I cannot tell if words are powerful because of themselves, or because of their use. Children grab hold of words and wield them like swords too heavy to hold. Sometimes they wobble, struggling to lift the weight of “bad words” but trying to anyways, knowing that they are powerful. Sometimes they shout the words like gunshots: “No! No! No!” because it’s easy to shoot but harder to control. He doesn’t mean to say no, but the trigger was already pulled and the force of the powerful word won’t be stopped by logic or reason. No, he doesn’t want help. No, he isn’t tired. No, he can’t listen. No.
Is it powerful in his mouth? The power came from generations of humans before, passing along strength in a word to the mouth of a boy who can only speak a handful. He screams, “No.” It’s power is maintained because he believes in its strength, he feels it coursing through his veins as he shouts, “No.”
Working with children is how I witness and reflect upon the human world. What is our instinct? What is our purpose? Is there a purpose? More importantly, does it matter? Adults forget to forget. Let play reign. But I watch children wage war on each other and themselves, I watch children recognize power and greedily reach for it. I watch children formulate stories they present as fact. And I watch children cast others aside to make room for their own self-interest.
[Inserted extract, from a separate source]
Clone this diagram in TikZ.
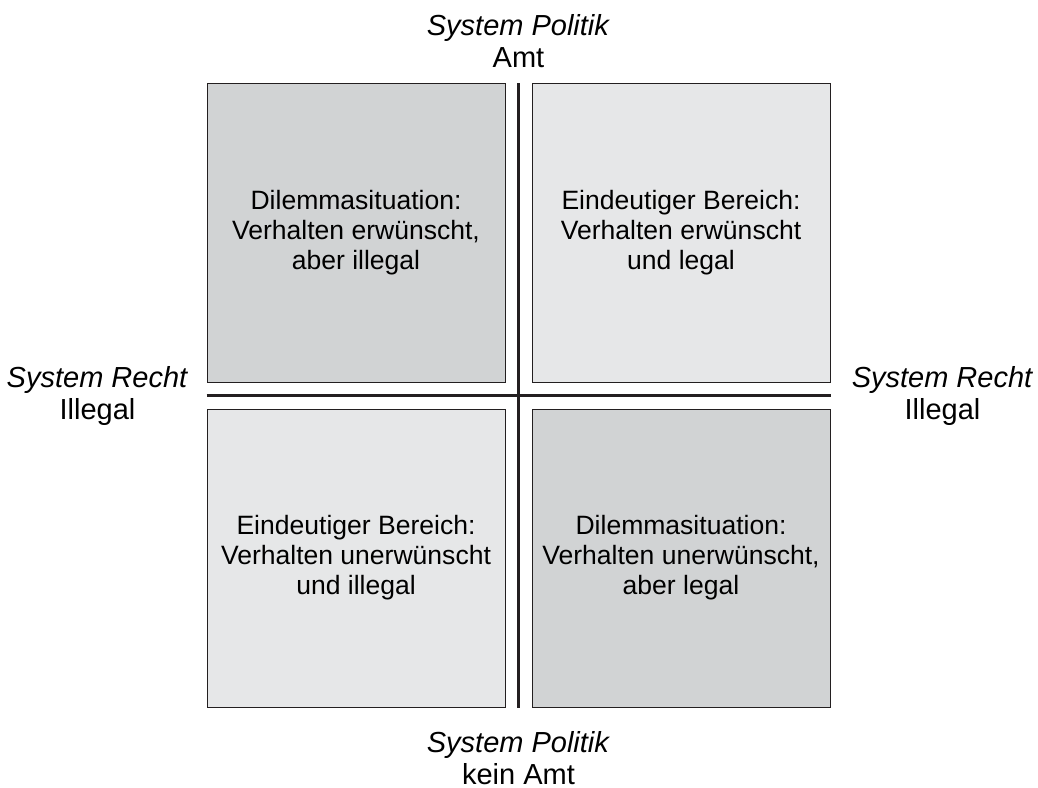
\documentclass[tikz,border=0pt]{standalone}
\usepackage{fontspec}
\setmainfont{Liberation Sans}
\usetikzlibrary{positioning,calc}
\definecolor{feldDunkel}{HTML}{D1D3D4}
\definecolor{feldHell}{HTML}{E6E7E8}
\definecolor{rand}{HTML}{231F20}

\begin{document}
\begin{tikzpicture}[x=0.75pt,y=-0.75pt,node distance=19.5pt,
  feld/.style={draw=rand,line width=0.75pt,minimum width=223.5pt,minimum height=223.5pt,
    align=center,inner sep=0pt,font=\fontsize{19.9}{22.5}\selectfont},
  achse/.style={draw=rand,line width=2.25pt},
  randtext/.style={align=center,inner sep=0pt,font=\fontsize{21.75}{24}\selectfont}]
  \useasboundingbox (0,0) rectangle (1038,788);
  % vier Felder
  \node[feld,fill=feldDunkel] (dil1) at (356,233) {Dilemmasituation:\\Verhalten erwünscht,\\aber illegal};
  \node[feld,fill=feldHell,right=of dil1] (ein1) {Eindeutiger Bereich:\\Verhalten erwünscht\\und legal};
  \node[feld,fill=feldHell,below=of dil1] (ein2) {Eindeutiger Bereich:\\Verhalten unerwünscht\\und illegal};
  \node[feld,fill=feldDunkel,right=of ein2] (dil2) {Dilemmasituation:\\Verhalten unerwünscht,\\aber legal};
  % Achsenkreuz
  \coordinate (oben) at ($(dil1.north east)!0.5!(ein1.north west)$);
  \coordinate (unten) at ($(ein2.south east)!0.5!(dil2.south west)$);
  \coordinate (links) at ($(dil1.south west)!0.5!(ein2.north west)$);
  \coordinate (rechts) at ($(ein1.south east)!0.5!(dil2.north east)$);
  \draw[achse] (oben) -- (unten);
  \draw[achse] (links) -- (rechts);
  % Beschriftung
  \node[randtext,above=12pt of oben] (amt) {\textit{System Politik}\\Amt};
  \node[randtext,below=18pt of unten] (keinamt) {\textit{System Politik}\\kein Amt};
  \node[randtext,left=13.5pt of links] (illegal1) {\textit{System Recht}\\Illegal};
  \node[randtext,right=15.75pt of rechts] (illegal2) {\textit{System Recht}\\Illegal};
\end{tikzpicture}
\end{document}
Angels. And demons. We must remember that none of us are purely good. Or purely bad. We are a collection of animal instinct and human nature. We give power to the things we hold, and we pass that power down to those who haven’t got it. Children do not give bad words their power, generations of adults have. But children recognize that power and grab onto it. We can pass power down. It is transferable. Words unlock emotions children can’t explain– uncertain, fearful, present, invigorated, satiated, on-edge, courageous, powerful.
But without us, what is a word? And why does it matter?